Susana Guerra1 RESUMO: Imediatamente a seguir à revolução dos cravos (ou ao mesmo tempo que a revolução tinha lugar, em alguns casos), o cinema português releu, criticou e desconstruiu as imagens existentes do Estado Novo. Essa ressignificação das imagens da ditadura mais longa da Europa contemplava entre outras coisas: 1) a crítica do estado corporativista e das intervenções militares no ultramar pelo cinema militante, que a seguir à revolução procurou fazer do cinema uma arma de combate (Scenes from the Class Struggle in Portugal (1976), Bom Povo Português (1981), etc.); 2) as tentativas de dar um sentido às memórias traumáticas da ditadura e da guerra colonial que, a partir da década de 90, dão o tom à ficção cinematográfica mainstream (A Costa dos Murmúrios (2004), Capitães de Abril (2000), etc.); e 3) a suspensão das narrativas fechadas e das imagens consensuais pelos documentários que, nos últimos anos, trabalharam os arquivos visuais da ditadura e os testemunhos da resistência, tornando impossível qualquer relato justificador ou apaziguador (Fantasia Lusitana (2010), Natureza Morta (2005), 48 (2009), etc.). Noutras palavras, a intensidade e complexidade da batalha, ao mesmo tempo política e imagética, que no cinema português teve lugar nas últimas décadas, em ordem a apropriar-se do passado para atuar sobre o presente, não deixa de afirmar o caráter aberto e inconcluso da nossa história. O presente trabalho pretende simplesmente colocar essa batalha em perspectiva, dando conta do alcance e dos limites da imagem cinematográfica para tomar partido, fazer sentido ou exercer a reserva crítica. PALAVRAS-CHAVE: Testemunho. Repressão. Memória. Cinema. Imagem.

ABSTRACT: Right after the Carnation Revolution (or even simultaneously) Portuguese cinema revisited, deconstructing at the same time, the remaining images of Portuguese Estado Novo.
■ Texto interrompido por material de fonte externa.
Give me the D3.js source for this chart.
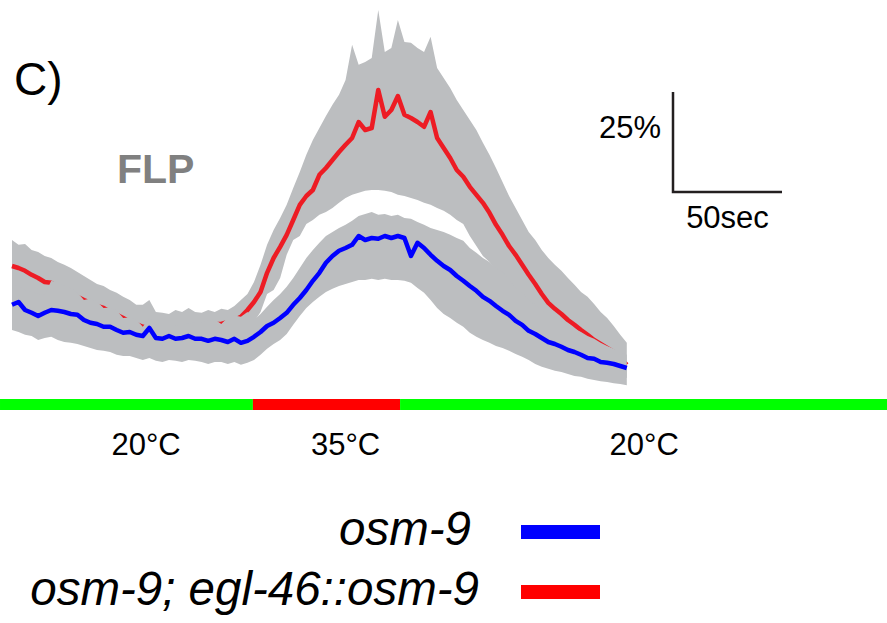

That ended up giving a new meaning to these images from the longest European dictatorship, considering some points such as: 1) the critic of corporative state and its military interventions in the Ultramar through militant cinema, which after the revolution tried to use cinema as a tool to fight (Scenes from the Class Struggle in Portugal (1976), Bom Povo Português (1981), etc.); 2) the efforts that tried to give a sense to traumatic memories of dictatorship and war, which since the 90’s, provides the tone to mainstream films (A Costa dos Murmúrios (2004), Capitães de Abril (2000), etc.); and 3) the suspension of closed narratives and consensus images provided by documentaries that worked the dictatorship visual archives as well as its testimonies of resistance, in a way that turned any justifier account to became impossible (Fantasia Lusitana (2010), Natureza Morta-Still LIfe (2005), 48 (2009), etc.). The complexity of this battle, being political as well as imagetic, took place in Portuguese cinema in the last decades, in order to appropriate the past to work over the present, not without claim the open and unfinished character of our history. This paper merely aims to put this battle into perspective, taking account of both the extent and limitations brought by the cinematographic image, in order to take sides, to make sense or to practice critical exemption. KEYWORDS: Testimony. Repression. Memory. Cinema. Image.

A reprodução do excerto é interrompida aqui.